The USS Russell guided-missile destroyer “asserted navigational rights” on Wednesday when it sailed by the Spratly Islands, the U.S. 7th Fleet said in a statement.

The freedom of navigation operation “upheld the rights, freedoms and lawful uses of the sea recognized in international law by challenging unlawful restrictions on innocent passage imposed by China, Vietnam and Taiwan,” it said.

The Spratly Islands, an archipelago of islets, reefs and rocks within the South China Sea, face overlapping claims of sovereignty by China and several coastal nations including Taiwan, Malaysia, Vietnam, Brunei and the Philippines.

Three of those nations – China, Taiwan and Vietnam – require either permission or advance notification for military vessels to pass.

China lays claim to much of the South China Sea through its so-called Nine-Dash-Line maps, an assertion the United Nations ruled in 2016 was without any legal basis.

The 7th Fleet said Wednesday “unlawful and sweeping maritime claims” in the body of water pose a serious threat to the freedom of the seas for navigation, overflights and free trade.
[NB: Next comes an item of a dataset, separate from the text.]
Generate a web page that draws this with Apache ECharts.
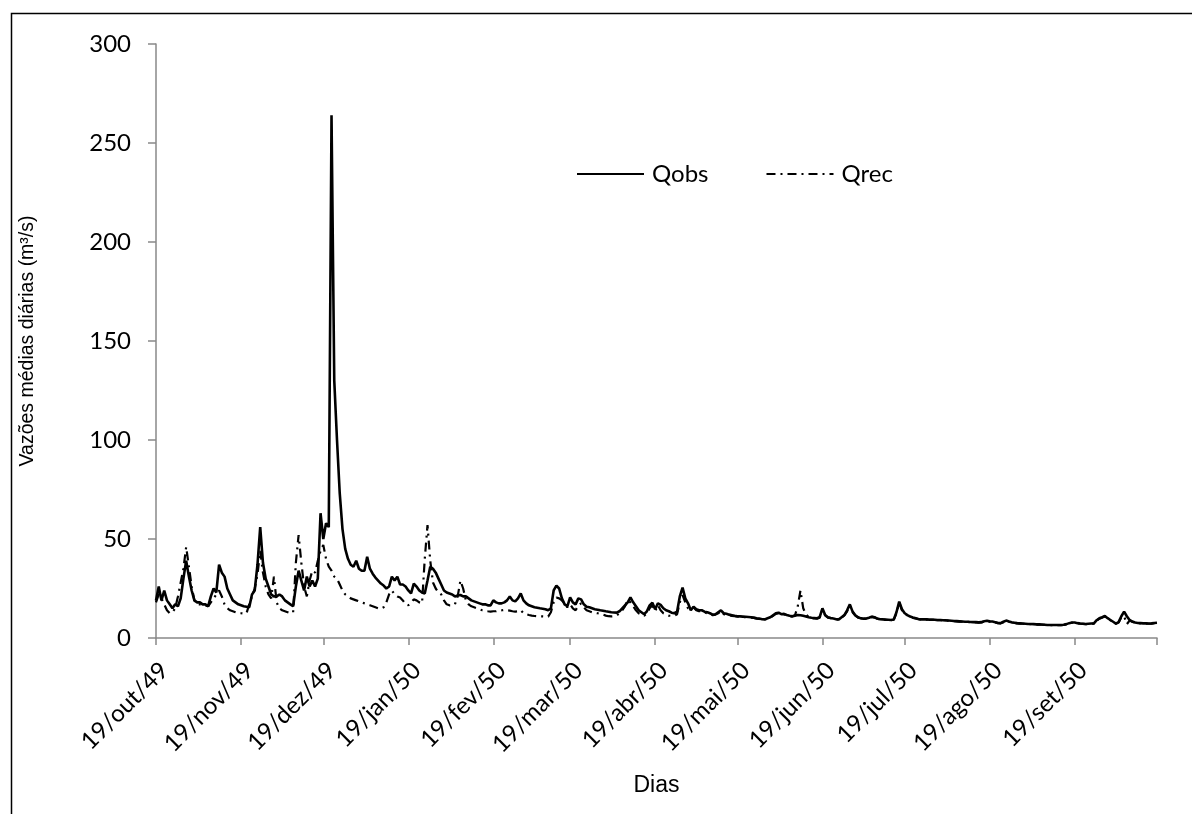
<!DOCTYPE html>
<html>
<head>
<meta charset="utf-8">
<script src="https://cdn.jsdelivr.net/npm/echarts@6/dist/echarts.min.js"></script>
<style>
html,body{margin:0;padding:0;background:#fff;}
#chart{width:1192px;height:814px;}
</style>
</head>
<body>
<div id="chart"></div>
<script>
// ---- data ----
var startYear = 1949, startMonth = 9, startDay = 19; // 19/out/49
var dayCount = 366;
var monthNames = ['jan','fev','mar','abr','mai','jun','jul','ago','set','out','nov','dez'];
var yTicks = [0, 50, 100, 150, 200, 250, 300];

var qobs = [
  19,26,19,24,19,17,15,17,16,20, 30,39,31,24,19,18,18,17,17,16, 21,25,23,37,33,31,25,22,19,18, 17,
  16.5,16,15.8,15.6,22,24,37,56,38,30, 26,22,21,21,22,21,19,18,17,16, 26,34,29,24,31,26,29,26,30,63,
  50,58,56,264,130,100,73,55,45,40, 37,36,39,35,34,34,41,35,32.5,30.5, 29,27.5,26.5,25,26,31,29,31,27,27, 26,
  24,22.5,27.5,26,24,23,22.5,29,36,35, 33,30,27,24,23,22.5,22,21,21.5,21.7, 21,21,20,19,18.5,18,17.5,17,17,16.5, 16.5,
  19,18,17.5,17.5,18,19,21,19,18.5,20, 22.5,19,17.5,16.5,16,15.5,15.3,15,14.8,14.5, 14,15,24,26.5,25,20,17,16,
  20.5,18,17,20,19.5,17,15.8,15.5,15,14.5, 14.3,14,13.8,13.5,13.3,13,12.9,12.8,13.5,15, 16.5,18,20.5,18,16,14,13,12,13.5,16.5, 17.8,
  14.5,17.5,16.7,15,14,13.5,12.8,12.5,13.3,21, 25.5,20,17.5,14,15.8,14.5,14,14,13.3,13, 12.5,11.8,12,13,14,12.5,12.2,11.8,11.5,11.2,
  11,10.9,10.8,10.7,10.6,10.5,10.3,10,9.8,9.5, 9.4,10,10.5,11.5,12.5,12.8,12,12.2,11.6,11.2, 11,11.3,11.6,11.5,11.2,10.9,10.5,10.2,10.1,10, 10.5,
  15,11.6,10.5,10.1,9.8,9.5,9.4,10.5,11.6,14, 17,13.3,11.5,10.5,9.9,9.8,9.8,10.2,10.8,10.5, 9.8,9.5,9.4,9.3,9.2,9.1,9.3,13,18.4,14.5,
  12.5,11.6,10.8,10.4,10,9.6,9.4,9.4,9.4,9.3, 9.3,9.2,9.1,9.1,9,8.9,8.8,8.7,8.6,8.5, 8.4,8.3,8.2,8.2,8.1,8,8,7.9,8,8.5, 8.7,
  8.4,8.3,8,7.6,7.5,8.2,8.8,8.3,7.9,7.7, 7.5,7.4,7.3,7.2,7.1,7.1,7,6.9,6.9,6.8, 6.7,6.6,6.6,6.6,6.6,6.6,6.6,6.7,7,7.5, 7.8,
  7.8,7.5,7.3,7.2,7.1,7.2,7.3,7.4,9,10, 10.5,11.1,10,9.1,8.2,7.3,8,11,13.3,11, 9.1,8.3,7.8,7.6,7.5,7.4,7.4,7.3,7.4,7.6, 7.7
];

var qrec = [
  18,22,20,17,14,12.5,13,15,21,28, 35,46,36,26,19,17,17,16.5,16.5,16, 18,20,22,24,21,17,15,14,13.5,13, 12.5,
  12.5,12.3,12.5,17,21,25,32,44,33,26, 22,20,31,18,15,14,13.5,13,12.5,13, 38,52,38,26,21,29,34,33,39,44,
  47,40,36,34,31,30,27,24,22,21, 20,19.5,19,18.5,18,17.5,17,16.5,16,15.5, 15,14.8,15.5,18,22,24,22,21,20.5,19, 17,
  16.5,18,19.5,19,18,17.5,40,57,39,28, 25,23,22,19,17,16.5,16.5,17,21,29, 25,19,17,16,15.5,15,14.5,14,13.8,13.5, 13.3,
  13.5,13.5,14,14,14.2,14,13.8,13.5,13.3,13.5, 14,12.5,12,11.6,11.3,11.1,11,10.9,10.9,10.8, 10.8,13,18,20.5,20,19,17.5,15.5,
  17,15,14,16.5,17.5,15.5,14,13.5,13,12.8, 12.5,12.2,11.8,11.3,11,10.9,11,11.5,12.5,14, 16,19.2,18,16,14,12.5,11.8,11.3,12.5,15, 16.5,
  13.5,16.6,14,12.5,11.8,11.3,11.2,11.2,12,18, 21.7,18,15,14.5,15.5,14,13.5,13.5,13,12.5, 12.2,11.5,11.8,12.5,13.5,12,11.8,11.5,11.2,11,
  10.8,10.7,10.6,10.5,10.4,10.3,10.1,9.8,9.6,9.4, 9.3,9.8,10.3,11.2,12.2,12.5,11.8,12,11.4,11, 10.8,11.5,16,24,15,12,10.5,10,9.9,9.8, 10.3,
  14.5,11.4,10.3,10,9.7,9.4,9.3,10.3,11.4,13.5, 16.5,13,11.3,10.3,9.8,9.7,9.7,10,10.6,10.3, 9.7,9.4,9.3,9.2,9.1,9,9.2,12.5,18,14,
  12.3,11.4,10.6,10.2,9.9,9.5,9.3,9.3,9.3,9.2, 9.2,9.1,9,9,8.9,8.8,8.7,8.6,8.5,8.4, 8.3,8.2,8.1,8.1,8,7.9,7.9,7.8,7.9,8.4, 8.6,
  8.3,8.2,7.9,7.5,7.4,8,8.6,8.2,7.8,7.6, 7.4,7.3,7.2,7.1,7,7,6.9,6.8,6.8,6.7, 6.6,6.5,6.5,6.5,6.5,6.5,6.5,6.6,6.9,7.4, 7.7,
  7.7,7.4,7.2,7.1,7,7.1,7.2,7.3,8.8,9.8, 10.3,10.9,9.8,8.9,8.1,7.2,7.8,10.5,11,7, 8.8,8.2,7.7,7.5,7.4,7.3,7.3,7.2,7.3,7.5, 7.6
];

// category labels: dd/mmm/yy
var categories = [];
(function(){
  var t0 = Date.UTC(startYear, startMonth, startDay);
  for (var i = 0; i < dayCount; i++) {
    var d = new Date(t0 + i * 86400000);
    var dd = d.getUTCDate();
    var yy = String(d.getUTCFullYear()).slice(2);
    categories.push((dd < 10 ? '0' + dd : dd) + '/' + monthNames[d.getUTCMonth()] + '/' + yy);
  }
})();

var chart = echarts.init(document.getElementById('chart'), null, {renderer: 'canvas'});
var axisGray = '#898989';
var tickFont = 'Lato, "Open Sans", sans-serif';
var titleFont = '"Liberation Sans", Arial, sans-serif';

chart.setOption({
  backgroundColor: '#ffffff',
  animation: false,
  graphic: [{
    type: 'rect',
    left: 9, top: 11,
    shape: {width: 1200, height: 900},
    style: {fill: 'none', stroke: '#000', lineWidth: 1.5},
    silent: true, z: -1
  }],
  grid: {left: 156, right: 35, top: 44, bottom: 176, containLabel: false},
  legend: {
    left: 571, top: 157,
    itemWidth: 67, itemHeight: 14, itemGap: 57,
    itemStyle: {opacity: 0},
    textStyle: {fontFamily: tickFont, fontSize: 24, color: '#000', padding: [0, 0, 0, 3]},
    data: ['Qobs', 'Qrec']
  },
  xAxis: {
    type: 'category',
    data: categories,
    boundaryGap: false,
    name: 'Dias',
    nameLocation: 'middle',
    nameGap: 136,
    nameTextStyle: {fontFamily: titleFont, fontSize: 23, color: '#000'},
    axisLine: {show: true, lineStyle: {color: axisGray, width: 1.5}},
    axisTick: {show: true, length: 7, lineStyle: {color: axisGray, width: 1.5},
      interval: function(idx, val){ return val.indexOf('19/') === 0; }},
    axisLabel: {
      rotate: 45, margin: 20, verticalAlign: 'top',
      fontFamily: tickFont, fontSize: 24, color: '#000',
      interval: function(idx, val){ return val.indexOf('19/') === 0 && idx < dayCount - 1; }
    },
    splitLine: {show: false}
  },
  yAxis: {
    type: 'value',
    min: yTicks[0], max: yTicks[yTicks.length - 1], interval: 50,
    name: 'Vazões médias diárias (m³/s)',
    nameLocation: 'middle',
    nameGap: 118,
    nameTextStyle: {fontFamily: titleFont, fontSize: 19.5, color: '#000'},
    axisLine: {show: true, lineStyle: {color: axisGray, width: 1.5}},
    axisTick: {show: true, length: 8, lineStyle: {color: axisGray, width: 1.5}},
    axisLabel: {margin: 25, fontFamily: tickFont, fontSize: 24, color: '#000'},
    splitLine: {show: false}
  },
  series: [
    {
      name: 'Qobs', type: 'line', data: qobs,
      showSymbol: false, symbol: 'none',
      lineStyle: {color: '#000', width: 2.6},
      itemStyle: {color: '#000'},
      z: 3
    },
    {
      name: 'Qrec', type: 'line', data: qrec,
      showSymbol: false, symbol: 'none',
      lineStyle: {color: '#000', width: 2.2, type: [9, 5, 2, 5]},
      itemStyle: {color: '#000'},
      z: 2
    }
  ]
});
</script>
</body>
</html>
“The United States upholds freedom of navigation as a principle,” it said. “As long as some countries continue to assert maritime claims that are inconsistent with international law … the United States will continue to defend those rights and freedoms.”

Under the Trump administration, the United States took a strong stance against China, wholly rejecting Beijing’s claims to the South China Sea in July and accusing it of conducting a “campaign of bullying to control them.”
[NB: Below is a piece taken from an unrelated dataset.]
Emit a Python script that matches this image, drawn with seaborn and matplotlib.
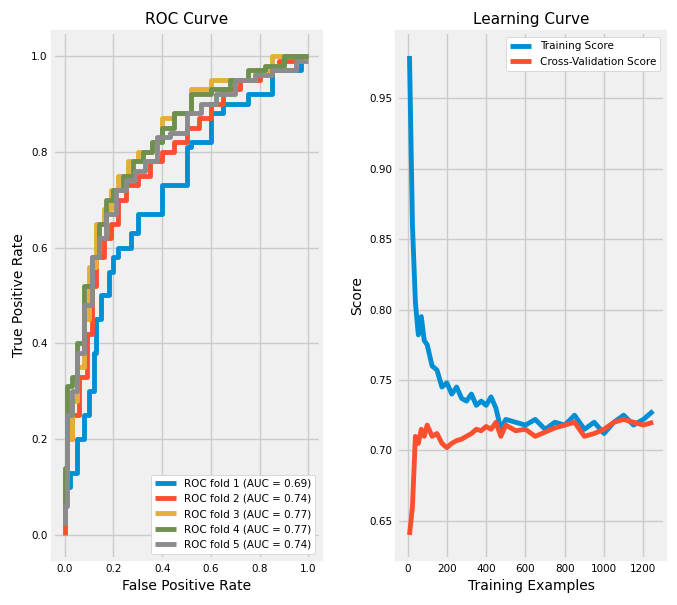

Trump’s Treasury also imposed sanctions against Chinese companies, executives and military on accusations of intimidating Beijing’s neighbors to achieve unimpeded access to the resource-rich area.

The USS Russell’s voyage on Wednesday comes after President Jose Biden, who was inaugurated on Jan. 20, said earlier this month that his administration will “take on directly the challenges posed by our prosperity, security and democratic values by our most serious competitor, China.”

“We’ll confront China’s economic abuses, counter its aggressive, coercive action to push back on China’s attack on human rights, intellectual property and global governance,” he said in a speech on US foreign policy on Feb. 4 in Washington, DC.